## STATED TASK
Copy, character for character, the lines running from the one with "Emit a component" to the one with "const RED_START_PPM = 890.4;", ends included. Leave out every other line.

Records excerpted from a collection
........
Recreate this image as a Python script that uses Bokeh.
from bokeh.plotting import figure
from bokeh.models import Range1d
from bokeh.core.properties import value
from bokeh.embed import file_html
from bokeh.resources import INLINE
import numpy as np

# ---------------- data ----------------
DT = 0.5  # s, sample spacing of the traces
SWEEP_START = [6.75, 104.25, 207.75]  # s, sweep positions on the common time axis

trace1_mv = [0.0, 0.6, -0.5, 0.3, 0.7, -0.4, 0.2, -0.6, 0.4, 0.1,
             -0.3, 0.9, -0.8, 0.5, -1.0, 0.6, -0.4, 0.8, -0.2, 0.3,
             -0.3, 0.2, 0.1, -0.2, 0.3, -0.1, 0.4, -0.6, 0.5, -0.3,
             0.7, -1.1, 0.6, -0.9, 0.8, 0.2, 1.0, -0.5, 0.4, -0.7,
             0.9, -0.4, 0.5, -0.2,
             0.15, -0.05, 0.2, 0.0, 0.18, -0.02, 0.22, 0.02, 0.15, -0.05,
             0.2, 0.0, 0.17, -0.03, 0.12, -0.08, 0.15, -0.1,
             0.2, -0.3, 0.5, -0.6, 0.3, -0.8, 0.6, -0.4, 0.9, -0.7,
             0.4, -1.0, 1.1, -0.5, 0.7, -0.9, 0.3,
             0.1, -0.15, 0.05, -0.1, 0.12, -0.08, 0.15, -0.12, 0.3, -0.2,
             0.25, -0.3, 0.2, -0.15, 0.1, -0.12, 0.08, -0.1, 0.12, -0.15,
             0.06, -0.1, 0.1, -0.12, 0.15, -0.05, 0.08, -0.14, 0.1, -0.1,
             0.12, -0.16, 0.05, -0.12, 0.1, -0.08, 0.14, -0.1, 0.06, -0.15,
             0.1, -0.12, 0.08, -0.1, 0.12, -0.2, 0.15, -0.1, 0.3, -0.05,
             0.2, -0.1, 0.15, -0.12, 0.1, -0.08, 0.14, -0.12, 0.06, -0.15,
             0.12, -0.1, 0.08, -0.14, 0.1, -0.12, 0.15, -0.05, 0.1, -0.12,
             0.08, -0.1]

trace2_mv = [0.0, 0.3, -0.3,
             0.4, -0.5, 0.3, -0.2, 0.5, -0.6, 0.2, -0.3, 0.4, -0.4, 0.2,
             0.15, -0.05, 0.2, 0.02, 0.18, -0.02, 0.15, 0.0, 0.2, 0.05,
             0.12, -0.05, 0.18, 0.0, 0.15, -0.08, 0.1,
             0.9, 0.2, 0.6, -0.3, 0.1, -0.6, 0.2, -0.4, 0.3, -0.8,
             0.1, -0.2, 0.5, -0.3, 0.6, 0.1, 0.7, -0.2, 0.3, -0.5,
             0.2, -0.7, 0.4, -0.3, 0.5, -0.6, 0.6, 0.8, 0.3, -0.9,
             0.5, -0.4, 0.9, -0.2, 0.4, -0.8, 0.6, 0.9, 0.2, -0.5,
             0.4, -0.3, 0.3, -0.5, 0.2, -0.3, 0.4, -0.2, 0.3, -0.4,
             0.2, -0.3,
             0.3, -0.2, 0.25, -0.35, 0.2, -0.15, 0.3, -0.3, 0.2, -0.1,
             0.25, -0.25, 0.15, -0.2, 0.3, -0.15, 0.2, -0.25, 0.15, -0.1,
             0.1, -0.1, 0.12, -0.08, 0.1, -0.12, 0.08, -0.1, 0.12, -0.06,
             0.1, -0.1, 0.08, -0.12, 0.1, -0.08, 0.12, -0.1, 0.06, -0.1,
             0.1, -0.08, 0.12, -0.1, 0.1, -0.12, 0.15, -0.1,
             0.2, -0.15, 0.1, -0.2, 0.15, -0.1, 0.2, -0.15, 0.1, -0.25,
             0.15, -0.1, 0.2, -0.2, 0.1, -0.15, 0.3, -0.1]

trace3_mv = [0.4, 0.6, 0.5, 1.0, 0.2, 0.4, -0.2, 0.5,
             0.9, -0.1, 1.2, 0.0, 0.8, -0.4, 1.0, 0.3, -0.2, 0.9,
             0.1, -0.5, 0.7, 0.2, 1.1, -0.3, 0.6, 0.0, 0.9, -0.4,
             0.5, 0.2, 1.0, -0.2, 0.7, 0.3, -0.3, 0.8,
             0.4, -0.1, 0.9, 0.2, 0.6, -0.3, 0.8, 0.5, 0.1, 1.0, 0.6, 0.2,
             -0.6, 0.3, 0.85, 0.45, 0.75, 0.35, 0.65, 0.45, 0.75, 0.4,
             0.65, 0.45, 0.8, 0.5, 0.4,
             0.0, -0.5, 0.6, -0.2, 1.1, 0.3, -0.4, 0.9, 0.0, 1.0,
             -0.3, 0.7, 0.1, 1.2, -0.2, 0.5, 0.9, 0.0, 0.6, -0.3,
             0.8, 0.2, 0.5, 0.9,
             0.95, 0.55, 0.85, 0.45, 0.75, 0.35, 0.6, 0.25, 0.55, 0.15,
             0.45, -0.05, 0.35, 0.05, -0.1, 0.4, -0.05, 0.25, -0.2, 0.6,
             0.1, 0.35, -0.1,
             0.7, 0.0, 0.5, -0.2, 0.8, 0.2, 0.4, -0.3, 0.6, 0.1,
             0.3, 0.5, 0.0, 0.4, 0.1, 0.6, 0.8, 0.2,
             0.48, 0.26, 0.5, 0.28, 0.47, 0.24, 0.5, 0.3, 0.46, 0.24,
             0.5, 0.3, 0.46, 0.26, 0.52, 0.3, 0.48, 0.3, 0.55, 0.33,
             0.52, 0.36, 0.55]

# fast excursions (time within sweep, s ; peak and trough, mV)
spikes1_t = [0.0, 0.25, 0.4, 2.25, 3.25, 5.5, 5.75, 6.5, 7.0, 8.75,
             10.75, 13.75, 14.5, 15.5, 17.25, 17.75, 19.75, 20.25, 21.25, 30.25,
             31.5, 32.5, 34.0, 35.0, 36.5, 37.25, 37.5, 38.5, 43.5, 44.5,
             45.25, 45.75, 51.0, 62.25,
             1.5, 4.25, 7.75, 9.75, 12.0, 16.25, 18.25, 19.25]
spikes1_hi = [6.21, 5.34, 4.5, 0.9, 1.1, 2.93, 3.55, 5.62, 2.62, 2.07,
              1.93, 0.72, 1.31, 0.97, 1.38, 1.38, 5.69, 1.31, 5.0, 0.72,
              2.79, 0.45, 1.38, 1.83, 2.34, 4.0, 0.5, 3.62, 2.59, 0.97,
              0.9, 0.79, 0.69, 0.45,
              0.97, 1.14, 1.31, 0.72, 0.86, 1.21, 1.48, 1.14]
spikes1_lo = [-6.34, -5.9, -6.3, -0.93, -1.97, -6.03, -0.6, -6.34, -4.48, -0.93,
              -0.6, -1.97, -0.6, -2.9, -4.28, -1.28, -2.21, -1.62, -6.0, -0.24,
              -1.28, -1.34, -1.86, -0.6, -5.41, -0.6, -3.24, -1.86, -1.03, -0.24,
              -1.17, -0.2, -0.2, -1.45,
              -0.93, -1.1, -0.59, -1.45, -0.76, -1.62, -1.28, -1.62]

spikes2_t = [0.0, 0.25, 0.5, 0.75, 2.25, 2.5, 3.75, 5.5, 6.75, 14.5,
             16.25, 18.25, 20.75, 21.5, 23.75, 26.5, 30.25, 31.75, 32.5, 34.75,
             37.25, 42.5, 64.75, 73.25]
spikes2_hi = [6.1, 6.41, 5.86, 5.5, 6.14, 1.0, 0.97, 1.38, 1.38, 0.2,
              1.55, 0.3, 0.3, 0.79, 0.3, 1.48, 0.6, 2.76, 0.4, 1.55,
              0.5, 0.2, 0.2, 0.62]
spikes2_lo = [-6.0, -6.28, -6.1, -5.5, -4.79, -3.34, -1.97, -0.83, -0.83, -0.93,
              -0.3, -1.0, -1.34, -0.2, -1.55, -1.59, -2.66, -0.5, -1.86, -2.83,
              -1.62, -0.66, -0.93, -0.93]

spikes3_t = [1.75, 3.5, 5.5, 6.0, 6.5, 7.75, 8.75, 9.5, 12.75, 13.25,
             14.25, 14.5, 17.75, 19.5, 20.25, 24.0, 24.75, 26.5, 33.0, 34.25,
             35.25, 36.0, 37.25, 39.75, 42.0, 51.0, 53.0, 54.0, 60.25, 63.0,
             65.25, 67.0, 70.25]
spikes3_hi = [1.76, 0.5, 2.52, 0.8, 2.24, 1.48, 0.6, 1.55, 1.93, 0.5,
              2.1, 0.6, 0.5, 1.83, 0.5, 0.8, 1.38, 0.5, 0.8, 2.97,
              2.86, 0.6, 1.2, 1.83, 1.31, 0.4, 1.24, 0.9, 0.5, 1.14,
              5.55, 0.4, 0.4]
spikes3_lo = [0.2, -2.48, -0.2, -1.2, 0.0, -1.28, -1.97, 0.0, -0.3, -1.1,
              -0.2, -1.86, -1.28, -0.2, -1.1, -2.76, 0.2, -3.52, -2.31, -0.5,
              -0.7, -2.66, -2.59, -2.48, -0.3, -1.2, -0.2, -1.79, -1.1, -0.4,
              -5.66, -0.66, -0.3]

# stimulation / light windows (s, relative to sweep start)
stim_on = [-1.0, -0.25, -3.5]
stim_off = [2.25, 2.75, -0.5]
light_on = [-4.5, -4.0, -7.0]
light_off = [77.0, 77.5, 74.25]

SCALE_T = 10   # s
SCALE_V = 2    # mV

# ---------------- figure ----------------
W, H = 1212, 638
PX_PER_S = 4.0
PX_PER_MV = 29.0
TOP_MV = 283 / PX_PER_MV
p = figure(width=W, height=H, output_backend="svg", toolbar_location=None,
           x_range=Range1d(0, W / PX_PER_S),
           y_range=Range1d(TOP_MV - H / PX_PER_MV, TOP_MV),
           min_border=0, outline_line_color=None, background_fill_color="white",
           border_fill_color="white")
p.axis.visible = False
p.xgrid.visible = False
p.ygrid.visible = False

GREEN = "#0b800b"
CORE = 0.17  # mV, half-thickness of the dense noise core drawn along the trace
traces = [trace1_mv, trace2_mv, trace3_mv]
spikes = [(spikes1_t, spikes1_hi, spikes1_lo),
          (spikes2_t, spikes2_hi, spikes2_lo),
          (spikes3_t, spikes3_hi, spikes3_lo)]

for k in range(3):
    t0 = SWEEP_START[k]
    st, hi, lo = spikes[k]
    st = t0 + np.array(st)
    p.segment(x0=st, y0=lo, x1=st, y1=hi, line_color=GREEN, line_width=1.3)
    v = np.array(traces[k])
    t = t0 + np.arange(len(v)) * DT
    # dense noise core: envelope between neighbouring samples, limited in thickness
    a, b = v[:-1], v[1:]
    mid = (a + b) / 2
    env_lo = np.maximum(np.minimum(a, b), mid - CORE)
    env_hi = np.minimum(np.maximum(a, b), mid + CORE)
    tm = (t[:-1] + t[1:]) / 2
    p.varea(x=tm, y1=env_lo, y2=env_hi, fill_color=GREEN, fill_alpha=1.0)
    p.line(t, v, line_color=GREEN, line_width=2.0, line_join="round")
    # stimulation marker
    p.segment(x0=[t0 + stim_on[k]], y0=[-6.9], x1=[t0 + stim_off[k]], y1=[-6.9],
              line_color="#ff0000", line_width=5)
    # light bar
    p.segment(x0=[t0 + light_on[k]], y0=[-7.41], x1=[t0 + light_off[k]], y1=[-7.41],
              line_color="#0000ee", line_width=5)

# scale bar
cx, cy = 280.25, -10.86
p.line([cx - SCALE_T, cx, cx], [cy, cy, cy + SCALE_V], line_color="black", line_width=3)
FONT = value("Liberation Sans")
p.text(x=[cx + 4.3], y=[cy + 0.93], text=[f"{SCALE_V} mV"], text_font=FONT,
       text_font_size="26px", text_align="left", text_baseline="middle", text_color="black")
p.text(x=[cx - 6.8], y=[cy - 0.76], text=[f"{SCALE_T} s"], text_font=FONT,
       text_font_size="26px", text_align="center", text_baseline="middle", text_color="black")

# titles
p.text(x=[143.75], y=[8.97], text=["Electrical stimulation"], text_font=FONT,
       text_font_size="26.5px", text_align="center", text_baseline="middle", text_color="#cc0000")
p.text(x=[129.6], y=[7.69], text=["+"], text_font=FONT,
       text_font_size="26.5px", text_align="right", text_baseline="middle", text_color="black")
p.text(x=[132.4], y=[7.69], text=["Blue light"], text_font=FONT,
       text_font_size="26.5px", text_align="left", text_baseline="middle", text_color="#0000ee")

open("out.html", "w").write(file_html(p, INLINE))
........
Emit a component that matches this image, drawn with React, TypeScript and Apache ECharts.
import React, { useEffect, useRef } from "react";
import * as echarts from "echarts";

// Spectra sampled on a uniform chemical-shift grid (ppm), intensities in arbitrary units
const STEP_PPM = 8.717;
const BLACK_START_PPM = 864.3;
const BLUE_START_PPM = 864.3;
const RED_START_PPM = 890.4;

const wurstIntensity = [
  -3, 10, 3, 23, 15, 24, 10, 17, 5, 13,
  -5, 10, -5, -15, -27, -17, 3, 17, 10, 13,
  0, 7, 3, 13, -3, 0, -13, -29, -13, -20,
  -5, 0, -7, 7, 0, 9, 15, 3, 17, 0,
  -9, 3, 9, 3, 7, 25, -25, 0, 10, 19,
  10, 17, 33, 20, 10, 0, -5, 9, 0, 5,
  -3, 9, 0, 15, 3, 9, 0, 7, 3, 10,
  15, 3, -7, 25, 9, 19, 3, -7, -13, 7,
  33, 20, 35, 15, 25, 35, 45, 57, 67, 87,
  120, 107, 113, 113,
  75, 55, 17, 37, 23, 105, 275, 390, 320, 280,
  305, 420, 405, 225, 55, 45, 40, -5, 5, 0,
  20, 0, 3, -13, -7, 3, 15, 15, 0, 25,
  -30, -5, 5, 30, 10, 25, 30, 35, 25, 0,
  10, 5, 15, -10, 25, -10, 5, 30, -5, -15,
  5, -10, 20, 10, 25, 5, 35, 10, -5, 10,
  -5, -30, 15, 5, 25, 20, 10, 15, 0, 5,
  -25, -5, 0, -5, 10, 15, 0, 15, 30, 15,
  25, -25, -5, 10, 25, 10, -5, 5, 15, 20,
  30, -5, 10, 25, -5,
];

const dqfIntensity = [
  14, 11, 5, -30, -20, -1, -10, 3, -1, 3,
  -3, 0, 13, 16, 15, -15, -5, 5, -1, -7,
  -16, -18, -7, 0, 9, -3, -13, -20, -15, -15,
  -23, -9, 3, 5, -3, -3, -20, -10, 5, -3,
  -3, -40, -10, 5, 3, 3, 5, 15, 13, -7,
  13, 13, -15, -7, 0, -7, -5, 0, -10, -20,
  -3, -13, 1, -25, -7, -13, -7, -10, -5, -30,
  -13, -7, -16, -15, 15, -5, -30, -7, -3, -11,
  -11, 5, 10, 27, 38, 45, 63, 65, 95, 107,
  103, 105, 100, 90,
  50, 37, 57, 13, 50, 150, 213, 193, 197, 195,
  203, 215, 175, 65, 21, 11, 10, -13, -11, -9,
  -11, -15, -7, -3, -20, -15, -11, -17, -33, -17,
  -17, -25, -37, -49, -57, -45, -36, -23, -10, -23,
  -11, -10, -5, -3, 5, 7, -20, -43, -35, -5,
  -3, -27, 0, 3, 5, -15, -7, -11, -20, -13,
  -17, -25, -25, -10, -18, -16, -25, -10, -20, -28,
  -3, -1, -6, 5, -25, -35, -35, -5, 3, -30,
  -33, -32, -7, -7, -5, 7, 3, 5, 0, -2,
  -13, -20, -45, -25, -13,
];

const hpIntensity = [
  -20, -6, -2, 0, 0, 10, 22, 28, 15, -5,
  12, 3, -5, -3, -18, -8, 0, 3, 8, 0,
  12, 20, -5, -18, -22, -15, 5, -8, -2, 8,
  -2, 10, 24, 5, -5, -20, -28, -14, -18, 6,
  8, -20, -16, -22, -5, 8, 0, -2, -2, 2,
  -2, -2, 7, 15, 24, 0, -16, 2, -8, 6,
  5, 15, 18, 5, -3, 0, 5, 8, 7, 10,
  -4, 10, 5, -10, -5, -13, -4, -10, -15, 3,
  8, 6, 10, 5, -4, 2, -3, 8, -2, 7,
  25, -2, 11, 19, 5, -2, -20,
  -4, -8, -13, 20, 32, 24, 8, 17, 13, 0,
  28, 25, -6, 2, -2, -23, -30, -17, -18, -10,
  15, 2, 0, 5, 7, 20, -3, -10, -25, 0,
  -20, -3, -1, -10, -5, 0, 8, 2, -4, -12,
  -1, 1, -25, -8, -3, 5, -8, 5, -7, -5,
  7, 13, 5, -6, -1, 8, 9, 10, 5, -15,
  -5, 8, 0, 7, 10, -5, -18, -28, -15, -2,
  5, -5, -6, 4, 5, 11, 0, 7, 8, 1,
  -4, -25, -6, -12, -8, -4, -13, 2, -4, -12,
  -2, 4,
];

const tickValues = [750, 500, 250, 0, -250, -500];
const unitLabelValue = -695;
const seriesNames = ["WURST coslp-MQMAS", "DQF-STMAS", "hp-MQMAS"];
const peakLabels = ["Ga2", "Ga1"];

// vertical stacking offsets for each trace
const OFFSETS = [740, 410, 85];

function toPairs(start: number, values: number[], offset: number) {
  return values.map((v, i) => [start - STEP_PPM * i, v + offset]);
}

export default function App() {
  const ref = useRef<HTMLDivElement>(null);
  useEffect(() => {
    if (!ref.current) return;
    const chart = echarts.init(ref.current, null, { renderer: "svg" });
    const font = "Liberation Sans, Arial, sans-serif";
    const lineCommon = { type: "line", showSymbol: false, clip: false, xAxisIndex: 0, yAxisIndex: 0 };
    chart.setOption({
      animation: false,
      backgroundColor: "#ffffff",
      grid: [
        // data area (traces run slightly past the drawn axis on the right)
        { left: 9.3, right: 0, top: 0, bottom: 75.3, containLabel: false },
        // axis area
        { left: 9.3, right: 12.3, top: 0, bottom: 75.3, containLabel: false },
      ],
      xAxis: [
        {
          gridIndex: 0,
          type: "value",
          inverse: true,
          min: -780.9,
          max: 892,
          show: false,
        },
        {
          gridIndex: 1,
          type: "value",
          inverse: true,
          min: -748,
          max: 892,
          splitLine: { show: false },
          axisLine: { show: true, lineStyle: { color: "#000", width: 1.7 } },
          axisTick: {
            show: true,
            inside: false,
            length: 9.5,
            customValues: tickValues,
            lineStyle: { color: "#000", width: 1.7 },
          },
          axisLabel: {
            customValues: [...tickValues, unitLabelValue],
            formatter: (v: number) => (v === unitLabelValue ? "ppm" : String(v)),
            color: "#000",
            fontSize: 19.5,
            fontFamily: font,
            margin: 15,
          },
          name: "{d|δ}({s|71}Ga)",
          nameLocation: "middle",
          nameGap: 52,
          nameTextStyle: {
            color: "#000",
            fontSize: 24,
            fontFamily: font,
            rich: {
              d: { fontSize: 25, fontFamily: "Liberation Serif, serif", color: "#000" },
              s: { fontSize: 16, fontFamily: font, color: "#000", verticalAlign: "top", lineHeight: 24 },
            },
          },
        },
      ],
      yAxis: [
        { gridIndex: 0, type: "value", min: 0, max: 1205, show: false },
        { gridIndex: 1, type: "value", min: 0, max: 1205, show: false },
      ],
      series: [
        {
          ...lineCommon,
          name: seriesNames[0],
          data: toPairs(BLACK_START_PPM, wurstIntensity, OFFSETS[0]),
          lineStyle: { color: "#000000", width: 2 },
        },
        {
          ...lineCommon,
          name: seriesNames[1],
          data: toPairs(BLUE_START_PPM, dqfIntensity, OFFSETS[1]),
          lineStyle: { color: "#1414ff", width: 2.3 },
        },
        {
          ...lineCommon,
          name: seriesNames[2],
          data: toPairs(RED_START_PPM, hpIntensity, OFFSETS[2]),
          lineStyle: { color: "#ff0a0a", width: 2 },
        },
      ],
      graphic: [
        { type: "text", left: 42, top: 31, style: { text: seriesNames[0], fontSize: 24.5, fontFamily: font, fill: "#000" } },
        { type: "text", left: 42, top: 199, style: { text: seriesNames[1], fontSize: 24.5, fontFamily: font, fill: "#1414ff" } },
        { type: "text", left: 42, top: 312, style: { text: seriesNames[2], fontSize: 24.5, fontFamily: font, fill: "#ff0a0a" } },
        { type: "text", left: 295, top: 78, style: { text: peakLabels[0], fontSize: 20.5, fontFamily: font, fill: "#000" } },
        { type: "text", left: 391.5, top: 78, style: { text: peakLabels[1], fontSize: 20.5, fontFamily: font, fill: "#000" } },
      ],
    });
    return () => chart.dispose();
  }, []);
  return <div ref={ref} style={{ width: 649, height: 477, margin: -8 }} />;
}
........
## THE ANSWER
Emit a component that matches this image, drawn with React, TypeScript and Apache ECharts.
import React, { useEffect, useRef } from "react";
import * as echarts from "echarts";

// Spectra sampled on a uniform chemical-shift grid (ppm), intensities in arbitrary units
const STEP_PPM = 8.717;
const BLACK_START_PPM = 864.3;
const BLUE_START_PPM = 864.3;
const RED_START_PPM = 890.4;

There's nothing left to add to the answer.